Or donc, une fois Fat réduit à néant, Sophia peut à son tour s’autodétruire, afin que ne soit pas seulement écouté, mais s’enracine et croisse son message que « le vrai dieu, le dieu vivant est l’homme lui-même » [p. 241]. Disparaître est la seule façon qu’elle trouve de n’être pas adorée comme un Sauveur extérieur aux hommes ; ainsi s’accomplit sa promesse : « Je serai désormais en chacun d’entre vous. » [p. 242] Et bien que le double illuminé de Dick, Fat, qu’on croyait à jamais disparu, revienne suite à la mort de Sophia, Dick se remettant à douter et sombrant à nouveau, semble-t-il, dans la psychose, il ne faut pas y voir autre chose que l’accomplissement d’une autre prophétie de Sophia : « Le mal ne meurt pas de lui-même, car il s’imagine parler au nom de Dieu. […] Le joug de l’oppression a été ôté il y a quatre ans [1974 : chute de Nixon], mais va revenir quelque temps. » De même que le monde, malgré la chute d’un tyran, n’est pas encore tout à fait sauvé, de même Dick est encore en proie à ses démons ; pour autant, petit à petit, puisque Sophia demeure en lui comme elle demeure en le monde, il se détache de Fat ; tout en croyant à son existence réelle, il le laisse partir à l’autre bout du monde chercher la nouvelle incarnation d’un hypothétique Sauveur. Dick est détaché de ce double dément et devient un témoin, dépositaire qu’il est (comme c’est le rôle de tout homme) de la sagesse divine, qui le relie à l’éternel, comme le lui avait promis Sophia : « Ne craignez pas, parlez et la sagesse vous guidera. Laissez la peur vous imposer le silence et la sagesse vous quittera. Mais vous n’éprouverez aucune peur car la sagesse est en vous, elle et vous ne faites qu’un. » [p. 242] Alors, lié de la sorte à l’éternité, il abolit le temps ; voilà résolue l’énigme de ces premiers chrétiens que lui montraient les visions de Fat : détenteur de la parole de Dieu, il ne fait qu’un avec les chrétiens des premiers temps, car le temps lui-même est remplacé par l’éternité. Ainsi s’opère la communion des saints.

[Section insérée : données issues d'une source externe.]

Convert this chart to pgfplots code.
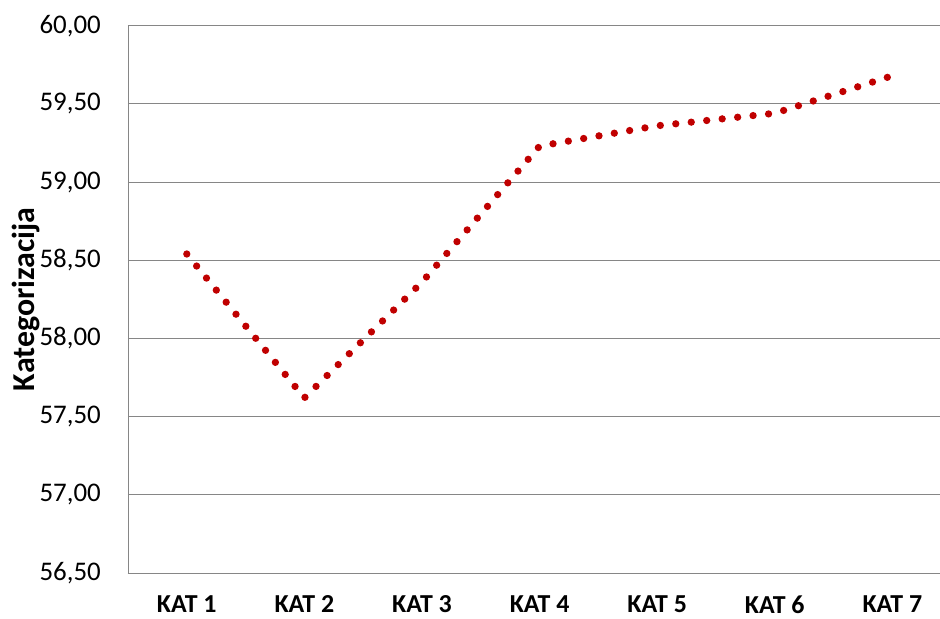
\documentclass[border=0pt]{standalone}
\usepackage{pgfplots}
\pgfplotsset{compat=1.18}
\usepackage{fontspec}
\setmainfont{Carlito}
\definecolor{dotred}{RGB}{192,0,0}
\definecolor{gridgray}{RGB}{134,134,134}
\begin{document}
\begin{tikzpicture}
\useasboundingbox (-128bp,-46bp) rectangle (812bp,573bp);
\begin{axis}[
  at={(0,0)}, anchor=south west,
  scale only axis,
  width=812bp, height=547.3bp,
  xmin=0.5, xmax=7.405,
  ymin=56.5, ymax=60,
  ytick={56.5,57,57.5,58,58.5,59,59.5,60},
  xtick={1,2,3,4,5,6,7},
  xticklabels={KAT 1,KAT 2,KAT 3,KAT 4,KAT 5,KAT 6,KAT 7},
  axis x line=bottom, axis y line=left,
  axis line style={draw=gridgray, line width=0.9bp, -},
  major tick length=0pt,
  ymajorgrids,
  grid style={draw=gridgray, line width=0.9bp},
  /pgf/number format/.cd, assume math mode=true, use comma, fixed, fixed zerofill, precision=2,
  /pgfplots/.cd,
  yticklabel style={font=\fontsize{27}{32}\selectfont, anchor=east, inner sep=0pt, xshift=-27bp},
  xticklabel style={font=\bfseries\fontsize{26}{31}\selectfont, anchor=north, inner sep=0pt, yshift=-22.5bp},
  ylabel={Kategorizacija},
  ylabel style={font=\bfseries\fontsize{32}{38}\selectfont, at={(axis description cs:0,0.5)}, anchor=center, yshift=102bp, inner sep=0pt},
  clip=false,
]
\addplot[dotred, line width=7.3bp, line cap=round, dash pattern=on 0bp off 15.55bp]
  coordinates {(1,58.54) (2,57.62) (3,58.36) (4,59.23) (5,59.36) (6,59.44) (7,59.68)};
\end{axis}
\end{tikzpicture}
\end{document}
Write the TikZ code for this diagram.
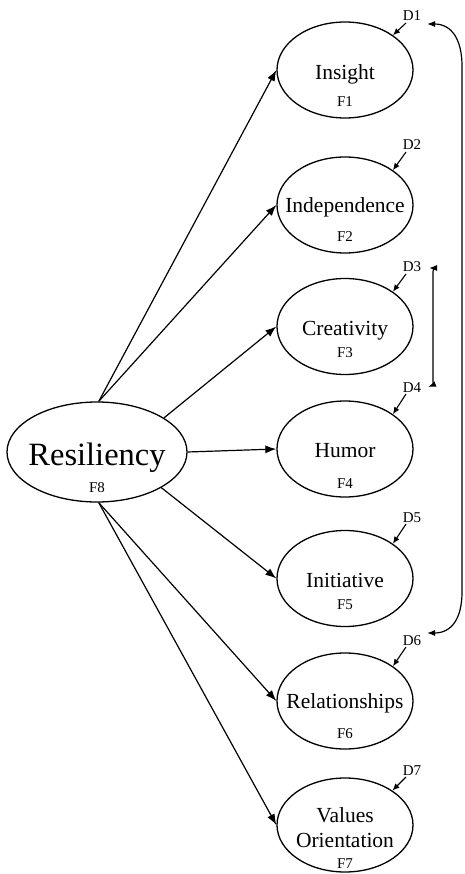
\documentclass[tikz,border=0pt]{standalone}
\usepackage{fontspec}
\setmainfont{Liberation Serif}
\usetikzlibrary{shapes.geometric,arrows.meta,calc}
\begin{document}
\begin{tikzpicture}[x=1pt,y=-1pt,
  lat/.style={ellipse,draw,line width=1.3pt,minimum width=136pt,minimum height=96pt,inner sep=0pt},
  big/.style={ellipse,draw,line width=1.3pt,minimum width=180pt,minimum height=100pt,inner sep=0pt},
  nm/.style={font=\fontsize{21.5}{24}\selectfont,inner sep=0pt,anchor=base},
  fl/.style={font=\fontsize{15}{17}\selectfont,inner sep=0pt,anchor=base},
  dl/.style={font=\fontsize{15}{17}\selectfont,inner sep=0pt,anchor=base},
  ar/.style={-{Latex[length=11pt,width=8pt]},line width=1.2pt},
  dar/.style={-{Latex[length=7pt,width=6pt]},line width=1.1pt},
  cor/.style={{Latex[length=8pt,width=6pt]}-{Latex[length=8pt,width=6pt]},line width=1.2pt}]
\useasboundingbox (0,0) rectangle (464,874);

% latent factors
\node[lat] (e1) at (345,70) {};
\node[lat] (e2) at (345,205) {};
\node[lat] (e3) at (345,326.5) {};
\node[lat] (e4) at (345,449) {};
\node[lat] (e5) at (345,578.5) {};
\node[lat] (e6) at (345,701) {};
\node[lat,minimum height=94pt] (e7) at (345,825) {};
\node[big] (res) at (97,452) {};

% texts
\node[nm] (t1) at (345,80) {Insight};
\node[fl] (f1) at (345,107) {F1};
\node[nm] (t2) at (345,213) {Independence};
\node[fl] (f2) at (345,242) {F2};
\node[nm] (t3) at (345,335) {Creativity};
\node[fl] (f3) at (345,357) {F3};
\node[nm] (t4) at (345,457) {Humor};
\node[fl] (f4) at (345,488) {F4};
\node[nm] (t5) at (345,587) {Initiative};
\node[fl] (f5) at (345,609) {F5};
\node[nm] (t6) at (345,708) {Relationships};
\node[fl] (f6) at (345,738) {F6};
\node[nm] (t7a) at (345,822) {Values};
\node[nm] (t7b) at (345,847) {Orientation};
\node[fl] (f7) at (345,868) {F7};
\node[font=\fontsize{32.5}{36}\selectfont,inner sep=0pt,anchor=base] (tr) at (97,465) {Resiliency};
\node[fl] (f8) at (97,492) {F8};

% disturbances
\node[dl] (d1) at (412,21) {D1};
\node[dl] (d2) at (412,150) {D2};
\node[dl] (d3) at (412,272) {D3};
\node[dl] (d4) at (412,392) {D4};
\node[dl] (d5) at (412,522) {D5};
\node[dl] (d6) at (412,645) {D6};
\node[dl] (d7) at (412,775) {D7};
\foreach \i in {1,...,7}{
  \draw[dar] ($(d\i.base)+(-6,2)$) -- (e\i.36);
}

% paths from Resiliency
\draw[ar] (res.88) -- (e1.west);
\draw[ar] (res.88) -- (e2.west);
\draw[ar] (res.27) -- (e3.west);
\draw[ar] (res.east) -- (e4.west);
\draw[ar] (res.-29) -- (e5.west);
\draw[ar] (res.-88) -- (e6.west);
\draw[ar] (res.-88) -- (e7.west);

% correlations
\coordinate (c1) at ($(d1.base)+(15,3)$);
\coordinate (c6) at ($(d6.base)+(15,-12)$);
\draw[cor] (c1) .. controls (452,24) and (462,40) .. (462,66) -- (462,592) .. controls (462,618) and (452,633) .. (c6);
\coordinate (c3) at ($(d3.base)+(17,-4)$);
\coordinate (c4) at ($(d4.base)+(16,-5)$);
\draw[cor] (c3) .. controls (433,268) .. (433,277) -- (433,378) .. controls (433,385) .. (c4);
\end{tikzpicture}
\end{document}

Aussi ses rêves visionnaires, loin des grandes révélations de Fat, prennent-ils une tournure quelque peu désarmante. Car dans l’un d’eux, voici ce qui lui est annoncé : « Pour aller vers l’aube, / Tu dois mettre tes pantoufles. » [p. 259] Acceptant que son double parte au loin effectuer ses recherches farfelues et obsessionnelles, il apprend à aimer sa vie : « Je suis sensible à la bonté humaine, depuis quelque temps. » [p. 277] Il guette les signes indiquant de petits miracles quotidiens et qu’il faut déjà avoir la foi pour voir. Car si la foi, par définition, « porte sur des choses impossibles à prouver » [p. 273], il faut donc d’abord choisir la foi pour voir des signes là où, sans elle, on n’aperçoit que des coïncidences, tant il est vrai que « les symboles du divin apparaissent d’abord dans notre monde au niveau du trivial » [p. 277], choisir la foi sans raison pour avoir aussi l’espérance et la charité, qui après tout valent mieux qu’aucune raison. Laissant à Fat, parti explorer le monde, le rôle du prophète, il préfère reprendre humblement goût à la vie, la désirant de nouveau, redevenu felix : heureux mais surtout fécond, prêt à se réjouir et croître et multiplier. Il veille dans la foi quotidienne (cf. Marc, 13, 33-37) : « Je restais là à attendre, à guetter ; je me tenais éveillé, comme on m’avait dit de le faire au début, longtemps auparavant. Je restais fidèle à ma mission. » [p. 278]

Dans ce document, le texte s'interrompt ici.